Food Scares – Product, Press and Social Media
26th July 2016
The press and social media can become scary pointers of fingers for producers during food scares. How can we protect produce from these incidents?
In the food industry we have a slightly wary relationship with the UK press. Historically the UK press have always pounced on food incidents and turned them into food scares overnight. The horsemeat scandal continues to be mentioned in the UK press today (three and a half years after it happened). There have been, to date, over twenty one thousand mentions of the horsemeat scandal in mainstream articles. How many of these were factually one hundred percent correct and how many really added value to the debate or helped British consumers understand their meat products better?
Nowadays social media plays an active role in food scares as well as the press. Social media allows global communication on issues and means that updates can be shared quickly and easily. It hands a level of control back to the consumer. The downside of social media’s involvement in food incidents is that it can be hard to track back misleading or factually incorrect statements. Social media platforms make it hard for companies to contain negative publicity and expose companies to the risk of unauthorised employees speaking on their behalf.
In fresh produce we are all hyper aware of the risk of food scares, there are strict regulations and guidelines for farming which every farmer I have ever met follows to the letter. Noone wants to produce dangerous food. Fresh produce is grown outside and is often eaten raw so there is a small inherent risk compared to other foodstuffs as processing is minimal and there is no kill step. We may all be paranoid but it can feel like the press and the food safety agencies can, because of this small inherent risk, be very willing to blame produce straight off. There have been precedents for industries and farms losing business and livelihoods because of this. The biggest and most public example in recent years would be the Spanish organic cucumber incident.
The outbreak of E.coli 0104:H4 in Germany in 2011 is on the records as the deadliest bacterial foodbourne outbreak in Europe and the deadliest E.coli outbreak anywhere. It caused 53 deaths during May and June 2011. The German authorities initially blamed Spanish cucumbers for it due to finding a different strain of E.coli on some cucumbers before eventually linking the strain causing the outbreak to an organic farm selling bean sprouts in Germany. It was further traced back to an import of Egyptian fenugreek seeds.
The cucumber farms in question, both in the Andalusia region of Spain, were shut down for a period and all their produce destroyed. The financial losses were crippling as other European countries began to cancel orders of Spanish product. The Spanish agricultural minister ate one of the implicated cucumbers live on television and a compensation claim was put through the EU courts. Although the German ministers defended themselves as having to alert the public to their suspicions it was an expensive mistake and the press reported on it for years. Like the horsemeat scandal it is still talked about today.

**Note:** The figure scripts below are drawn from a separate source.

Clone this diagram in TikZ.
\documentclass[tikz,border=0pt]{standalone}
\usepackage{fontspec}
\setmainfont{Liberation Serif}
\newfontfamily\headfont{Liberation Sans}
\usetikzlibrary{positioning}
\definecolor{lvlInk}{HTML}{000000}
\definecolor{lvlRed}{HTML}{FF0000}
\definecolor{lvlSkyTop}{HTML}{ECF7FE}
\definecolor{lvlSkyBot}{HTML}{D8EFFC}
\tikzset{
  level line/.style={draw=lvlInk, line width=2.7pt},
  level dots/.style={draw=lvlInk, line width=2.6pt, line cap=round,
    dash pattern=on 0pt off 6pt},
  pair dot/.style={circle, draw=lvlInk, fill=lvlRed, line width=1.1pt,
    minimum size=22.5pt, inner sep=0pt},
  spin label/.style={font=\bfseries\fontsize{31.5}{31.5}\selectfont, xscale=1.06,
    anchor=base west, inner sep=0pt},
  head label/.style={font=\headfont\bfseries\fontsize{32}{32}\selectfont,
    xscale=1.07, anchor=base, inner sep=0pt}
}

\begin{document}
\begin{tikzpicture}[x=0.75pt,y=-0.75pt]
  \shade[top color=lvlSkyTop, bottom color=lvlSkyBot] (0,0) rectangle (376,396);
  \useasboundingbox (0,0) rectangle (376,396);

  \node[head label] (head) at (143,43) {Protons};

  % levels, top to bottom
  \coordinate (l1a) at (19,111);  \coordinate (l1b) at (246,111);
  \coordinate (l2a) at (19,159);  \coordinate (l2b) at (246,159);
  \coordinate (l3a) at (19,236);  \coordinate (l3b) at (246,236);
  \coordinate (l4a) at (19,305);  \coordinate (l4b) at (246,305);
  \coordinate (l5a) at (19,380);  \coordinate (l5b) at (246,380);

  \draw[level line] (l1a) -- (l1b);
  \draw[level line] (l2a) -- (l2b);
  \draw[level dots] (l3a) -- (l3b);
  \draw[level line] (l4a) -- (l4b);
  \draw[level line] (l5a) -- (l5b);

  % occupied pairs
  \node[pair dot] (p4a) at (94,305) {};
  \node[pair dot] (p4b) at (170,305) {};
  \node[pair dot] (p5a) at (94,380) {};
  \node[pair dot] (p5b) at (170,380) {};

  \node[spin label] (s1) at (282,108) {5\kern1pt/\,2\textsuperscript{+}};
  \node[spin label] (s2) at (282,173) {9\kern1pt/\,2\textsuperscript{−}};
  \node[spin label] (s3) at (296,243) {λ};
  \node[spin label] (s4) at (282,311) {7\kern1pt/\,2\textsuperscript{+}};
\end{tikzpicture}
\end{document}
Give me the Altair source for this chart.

When produce is incorrectly blamed in the press (which then spreads via social media) it can be easy for us working in fresh produce to feel attacked and aggrieved. In an era marked by an impeding obesity problem and massive government spending on ‘5 a day’ campaigns it seems counter-intiative to make people scared to eat raw food and leafy green vegetables. However, I think all of us would serve our industry better by trying to address our small inherent risk in a different way than being defensive. I also speak from experience as we have only just been released from FSA testing in the recent mixed lettuce E.coli 0157 food scare. A very tentative and qualified suggestion from the FSA that there was a suspicion that Italian rocket may to be blame saw the UK press run with it like Boris Johnson at that Japanese school boy.
We need to recognise our lack of kill step and the fact that many of our products are best enjoyed raw and come up with solutions. That is our only way to protect ourselves against the desire for hysteria among the press for food incident stories. How can we use processing aids to make our produce safer without damaging or altering our produce? We are as an industry already ‘on this’ and there are many new technologies coming on to market place daily that people in produce are trialling and researching. We can do this and we must. Then we can truly move the dialogue on. The health giving properties of our planet’s humble plants are amazing and we cannot let food scares erode the population’s willingness to benefit from them.